** begin Input for this task **
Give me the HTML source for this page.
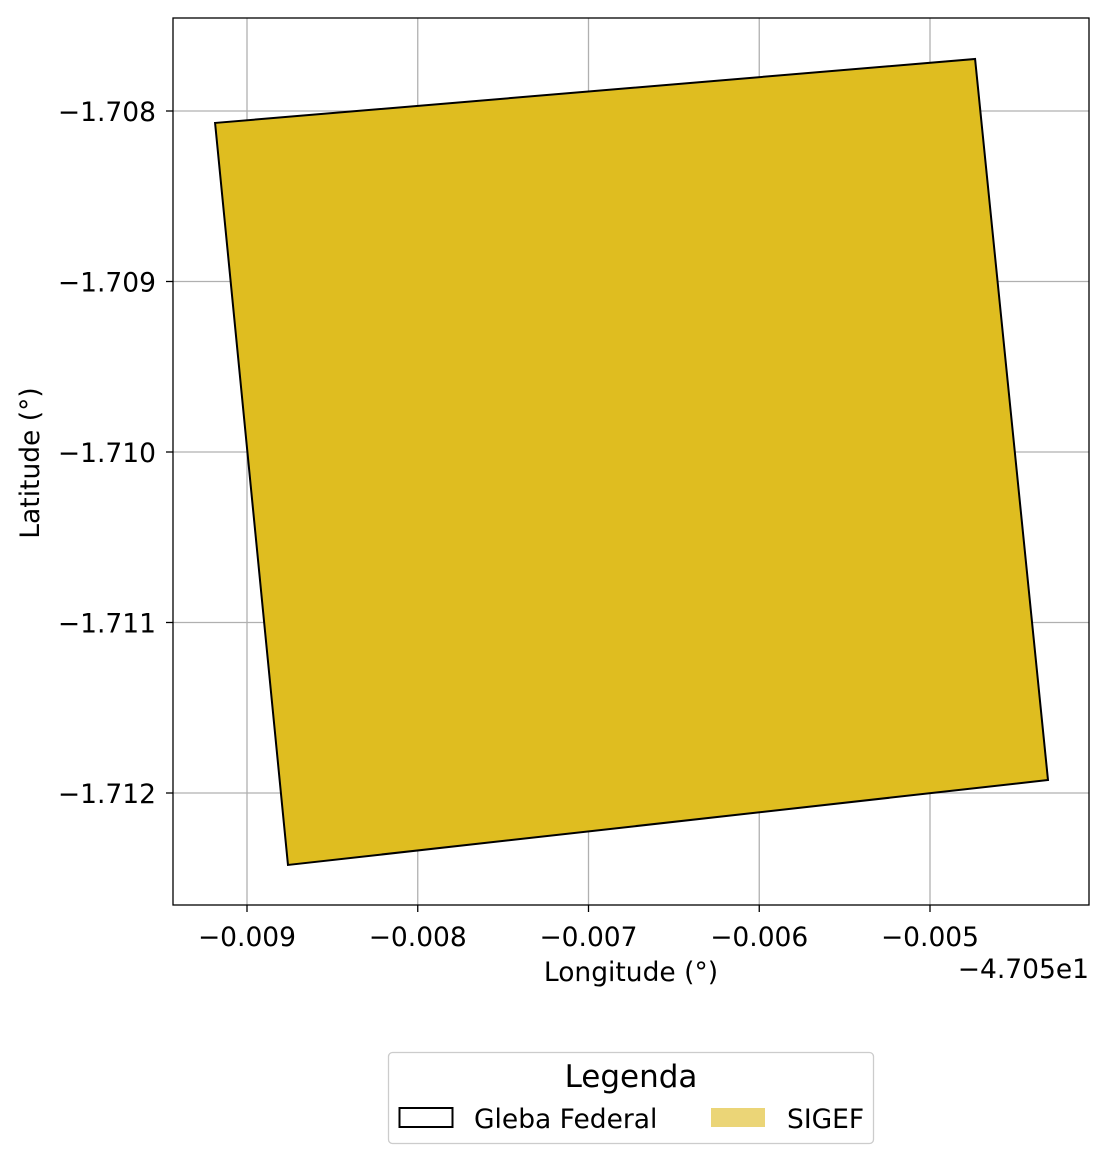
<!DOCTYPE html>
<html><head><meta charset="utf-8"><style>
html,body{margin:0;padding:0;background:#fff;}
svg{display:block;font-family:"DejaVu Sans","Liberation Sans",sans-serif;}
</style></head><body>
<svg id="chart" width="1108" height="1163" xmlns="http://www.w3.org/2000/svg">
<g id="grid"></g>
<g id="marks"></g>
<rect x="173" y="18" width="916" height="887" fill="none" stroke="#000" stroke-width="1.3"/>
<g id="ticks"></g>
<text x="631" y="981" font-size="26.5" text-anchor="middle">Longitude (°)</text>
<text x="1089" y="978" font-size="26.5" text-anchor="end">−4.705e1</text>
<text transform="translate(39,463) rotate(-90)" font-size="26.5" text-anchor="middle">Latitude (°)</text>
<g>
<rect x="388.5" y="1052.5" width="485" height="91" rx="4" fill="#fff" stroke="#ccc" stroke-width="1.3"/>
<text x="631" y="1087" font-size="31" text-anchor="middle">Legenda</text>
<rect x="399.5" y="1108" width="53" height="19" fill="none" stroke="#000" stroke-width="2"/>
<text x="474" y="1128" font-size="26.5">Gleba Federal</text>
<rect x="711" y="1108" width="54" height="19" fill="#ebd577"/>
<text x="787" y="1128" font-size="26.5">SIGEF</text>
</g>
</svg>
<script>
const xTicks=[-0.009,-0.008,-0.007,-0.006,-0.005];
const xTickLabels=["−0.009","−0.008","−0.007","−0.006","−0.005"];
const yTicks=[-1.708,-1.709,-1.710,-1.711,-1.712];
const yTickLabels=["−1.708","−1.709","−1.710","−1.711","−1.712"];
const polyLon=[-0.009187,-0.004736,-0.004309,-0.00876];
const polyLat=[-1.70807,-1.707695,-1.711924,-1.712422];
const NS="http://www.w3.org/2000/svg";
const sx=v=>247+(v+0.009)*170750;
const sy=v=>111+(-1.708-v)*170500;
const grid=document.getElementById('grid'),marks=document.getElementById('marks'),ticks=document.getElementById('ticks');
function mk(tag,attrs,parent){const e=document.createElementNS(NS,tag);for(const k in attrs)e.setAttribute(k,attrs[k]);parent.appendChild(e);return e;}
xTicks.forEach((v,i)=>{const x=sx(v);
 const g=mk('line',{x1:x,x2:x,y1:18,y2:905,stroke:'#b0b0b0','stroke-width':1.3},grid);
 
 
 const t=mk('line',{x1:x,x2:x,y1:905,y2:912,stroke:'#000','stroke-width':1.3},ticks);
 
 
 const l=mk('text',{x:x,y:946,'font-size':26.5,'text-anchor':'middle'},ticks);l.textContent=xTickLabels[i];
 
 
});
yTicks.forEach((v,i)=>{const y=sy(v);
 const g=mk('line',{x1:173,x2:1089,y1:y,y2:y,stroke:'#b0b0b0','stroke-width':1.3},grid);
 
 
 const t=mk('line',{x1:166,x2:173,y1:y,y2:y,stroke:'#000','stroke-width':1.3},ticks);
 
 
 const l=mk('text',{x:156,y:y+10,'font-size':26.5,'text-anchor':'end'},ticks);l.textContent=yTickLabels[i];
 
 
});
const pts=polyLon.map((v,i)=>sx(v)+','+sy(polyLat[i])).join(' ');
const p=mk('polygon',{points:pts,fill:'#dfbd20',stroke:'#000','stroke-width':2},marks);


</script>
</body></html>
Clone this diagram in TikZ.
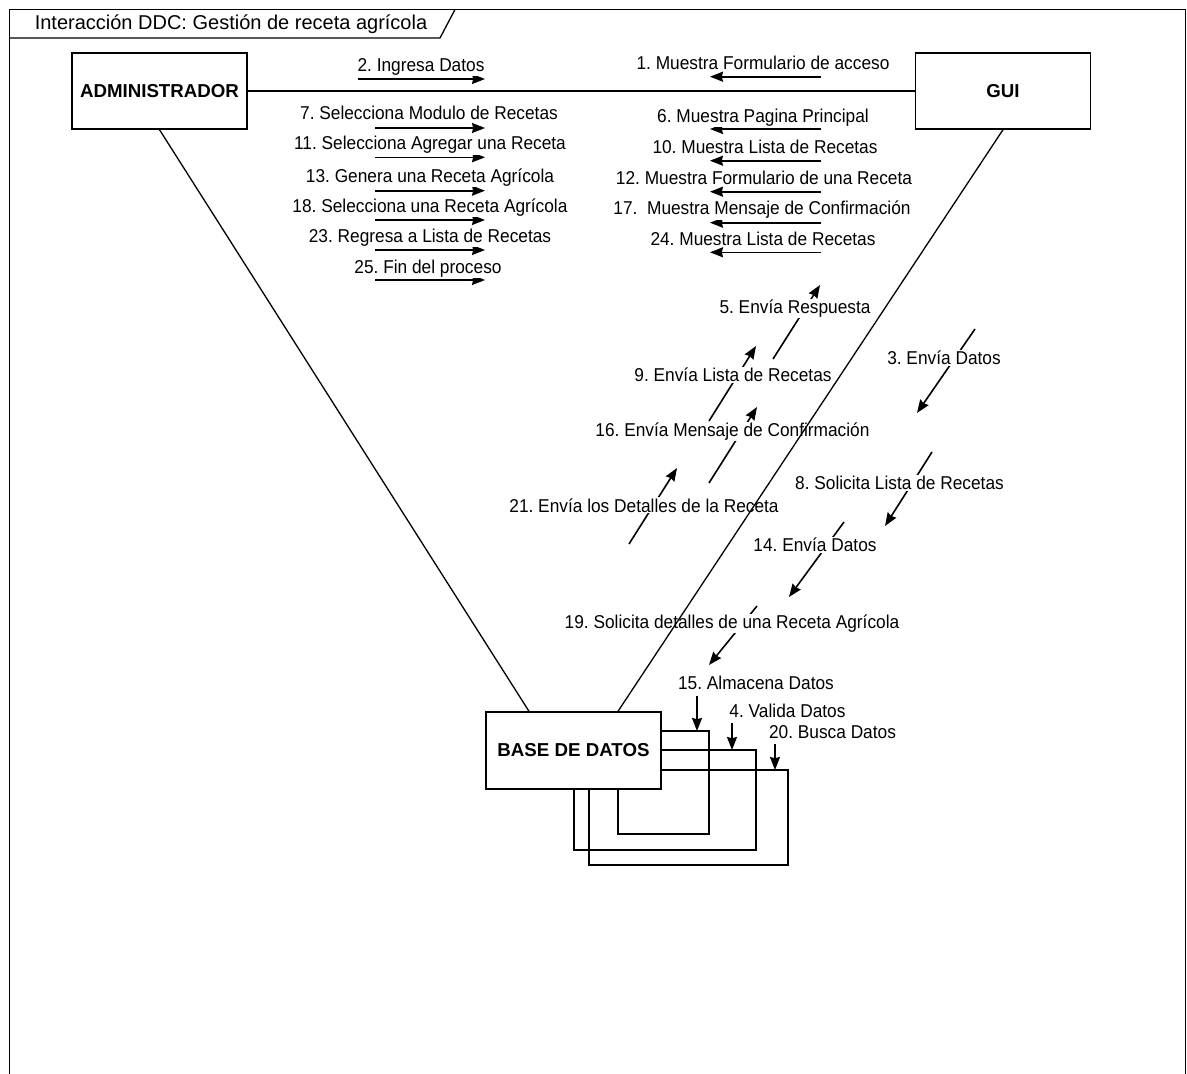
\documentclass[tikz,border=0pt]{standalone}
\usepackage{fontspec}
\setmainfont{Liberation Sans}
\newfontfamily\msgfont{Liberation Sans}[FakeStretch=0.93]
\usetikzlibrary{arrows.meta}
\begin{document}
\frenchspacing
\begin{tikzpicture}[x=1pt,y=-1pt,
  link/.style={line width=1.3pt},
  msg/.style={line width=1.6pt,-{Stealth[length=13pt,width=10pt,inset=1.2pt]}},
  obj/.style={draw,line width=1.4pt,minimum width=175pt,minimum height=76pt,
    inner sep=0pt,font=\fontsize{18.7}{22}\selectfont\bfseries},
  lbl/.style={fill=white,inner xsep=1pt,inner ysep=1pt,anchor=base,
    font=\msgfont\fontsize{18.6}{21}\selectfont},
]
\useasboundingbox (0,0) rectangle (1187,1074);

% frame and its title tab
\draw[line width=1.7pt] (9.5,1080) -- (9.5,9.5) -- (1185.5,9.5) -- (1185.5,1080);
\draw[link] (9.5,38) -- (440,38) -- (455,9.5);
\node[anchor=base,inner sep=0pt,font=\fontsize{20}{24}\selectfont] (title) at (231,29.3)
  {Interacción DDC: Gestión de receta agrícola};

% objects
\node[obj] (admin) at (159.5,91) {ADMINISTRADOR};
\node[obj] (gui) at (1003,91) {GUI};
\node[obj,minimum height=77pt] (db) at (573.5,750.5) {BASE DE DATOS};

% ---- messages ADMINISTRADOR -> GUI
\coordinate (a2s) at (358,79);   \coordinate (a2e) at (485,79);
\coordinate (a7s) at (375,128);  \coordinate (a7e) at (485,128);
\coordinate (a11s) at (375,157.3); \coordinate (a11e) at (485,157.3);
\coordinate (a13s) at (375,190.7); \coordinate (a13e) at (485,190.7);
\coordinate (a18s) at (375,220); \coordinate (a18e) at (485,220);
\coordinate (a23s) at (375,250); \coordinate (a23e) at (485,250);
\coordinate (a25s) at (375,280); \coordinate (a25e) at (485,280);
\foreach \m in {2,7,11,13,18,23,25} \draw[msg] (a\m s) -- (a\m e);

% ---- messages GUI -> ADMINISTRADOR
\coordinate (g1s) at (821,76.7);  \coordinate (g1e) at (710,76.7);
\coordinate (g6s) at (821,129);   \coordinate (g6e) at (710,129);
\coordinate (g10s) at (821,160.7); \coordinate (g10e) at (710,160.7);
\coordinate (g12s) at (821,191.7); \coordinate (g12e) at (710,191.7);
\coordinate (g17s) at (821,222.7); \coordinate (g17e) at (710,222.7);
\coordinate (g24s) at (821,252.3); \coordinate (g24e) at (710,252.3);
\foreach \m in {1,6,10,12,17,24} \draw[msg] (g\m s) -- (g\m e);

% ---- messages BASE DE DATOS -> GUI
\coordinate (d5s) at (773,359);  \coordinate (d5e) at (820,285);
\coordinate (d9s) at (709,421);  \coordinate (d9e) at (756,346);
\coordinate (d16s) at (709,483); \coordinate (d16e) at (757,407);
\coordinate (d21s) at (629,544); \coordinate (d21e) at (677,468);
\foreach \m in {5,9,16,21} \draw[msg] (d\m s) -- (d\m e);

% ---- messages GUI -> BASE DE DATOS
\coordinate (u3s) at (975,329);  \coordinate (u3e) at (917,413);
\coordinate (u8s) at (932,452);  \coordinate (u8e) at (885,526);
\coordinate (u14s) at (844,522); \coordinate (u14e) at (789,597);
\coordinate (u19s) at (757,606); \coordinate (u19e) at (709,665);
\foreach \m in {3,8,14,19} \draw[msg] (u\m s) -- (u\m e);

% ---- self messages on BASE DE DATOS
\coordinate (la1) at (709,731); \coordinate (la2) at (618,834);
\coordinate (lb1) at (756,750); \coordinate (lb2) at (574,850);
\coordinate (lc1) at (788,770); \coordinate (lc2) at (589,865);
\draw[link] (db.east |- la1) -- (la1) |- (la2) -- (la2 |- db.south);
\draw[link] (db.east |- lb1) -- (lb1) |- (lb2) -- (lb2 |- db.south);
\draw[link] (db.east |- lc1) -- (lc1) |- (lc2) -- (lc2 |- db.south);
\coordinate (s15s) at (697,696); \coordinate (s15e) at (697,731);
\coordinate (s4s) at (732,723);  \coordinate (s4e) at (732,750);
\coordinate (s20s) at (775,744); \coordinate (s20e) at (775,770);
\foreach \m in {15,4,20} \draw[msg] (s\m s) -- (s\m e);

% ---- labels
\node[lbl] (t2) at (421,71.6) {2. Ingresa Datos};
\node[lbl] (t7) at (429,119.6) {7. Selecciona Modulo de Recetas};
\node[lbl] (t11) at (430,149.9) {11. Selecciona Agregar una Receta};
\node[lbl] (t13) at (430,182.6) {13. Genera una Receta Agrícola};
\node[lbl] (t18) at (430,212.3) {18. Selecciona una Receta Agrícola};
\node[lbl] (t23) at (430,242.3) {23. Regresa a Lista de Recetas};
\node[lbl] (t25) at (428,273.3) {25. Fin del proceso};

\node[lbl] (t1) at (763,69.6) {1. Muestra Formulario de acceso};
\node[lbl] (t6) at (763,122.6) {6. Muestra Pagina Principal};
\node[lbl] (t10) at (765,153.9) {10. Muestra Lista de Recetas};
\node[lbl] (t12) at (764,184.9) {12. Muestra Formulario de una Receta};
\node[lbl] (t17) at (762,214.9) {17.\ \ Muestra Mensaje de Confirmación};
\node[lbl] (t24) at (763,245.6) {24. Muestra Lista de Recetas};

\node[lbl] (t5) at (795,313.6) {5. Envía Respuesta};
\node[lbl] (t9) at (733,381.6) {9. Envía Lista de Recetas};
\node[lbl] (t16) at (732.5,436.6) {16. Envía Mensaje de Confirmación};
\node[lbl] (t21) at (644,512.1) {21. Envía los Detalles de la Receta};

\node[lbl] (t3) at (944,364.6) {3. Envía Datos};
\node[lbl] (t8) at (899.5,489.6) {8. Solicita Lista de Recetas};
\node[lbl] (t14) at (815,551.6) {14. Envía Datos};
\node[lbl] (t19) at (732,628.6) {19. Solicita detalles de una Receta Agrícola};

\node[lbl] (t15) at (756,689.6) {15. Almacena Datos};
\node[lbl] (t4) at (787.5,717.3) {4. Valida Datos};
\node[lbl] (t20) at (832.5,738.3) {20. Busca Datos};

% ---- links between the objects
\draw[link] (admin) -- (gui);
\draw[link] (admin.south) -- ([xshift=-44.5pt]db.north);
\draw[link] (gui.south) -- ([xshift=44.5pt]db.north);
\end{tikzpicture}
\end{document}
** end Input for this task **
» **Given exercise**: Of the lines above, quote exactly those from the one with "Clone this diagram in TikZ." through the one with "height=77pt] (db) at", ends included; pictures stay out.

» **The reply**:
Clone this diagram in TikZ.
\documentclass[tikz,border=0pt]{standalone}
\usepackage{fontspec}
\setmainfont{Liberation Sans}
\newfontfamily\msgfont{Liberation Sans}[FakeStretch=0.93]
\usetikzlibrary{arrows.meta}
\begin{document}
\frenchspacing
\begin{tikzpicture}[x=1pt,y=-1pt,
  link/.style={line width=1.3pt},
  msg/.style={line width=1.6pt,-{Stealth[length=13pt,width=10pt,inset=1.2pt]}},
  obj/.style={draw,line width=1.4pt,minimum width=175pt,minimum height=76pt,
    inner sep=0pt,font=\fontsize{18.7}{22}\selectfont\bfseries},
  lbl/.style={fill=white,inner xsep=1pt,inner ysep=1pt,anchor=base,
    font=\msgfont\fontsize{18.6}{21}\selectfont},
]
\useasboundingbox (0,0) rectangle (1187,1074);

% frame and its title tab
\draw[line width=1.7pt] (9.5,1080) -- (9.5,9.5) -- (1185.5,9.5) -- (1185.5,1080);
\draw[link] (9.5,38) -- (440,38) -- (455,9.5);
\node[anchor=base,inner sep=0pt,font=\fontsize{20}{24}\selectfont] (title) at (231,29.3)
  {Interacción DDC: Gestión de receta agrícola};

% objects
\node[obj] (admin) at (159.5,91) {ADMINISTRADOR};
\node[obj] (gui) at (1003,91) {GUI};
\node[obj,minimum height=77pt] (db) at (573.5,750.5) {BASE DE DATOS};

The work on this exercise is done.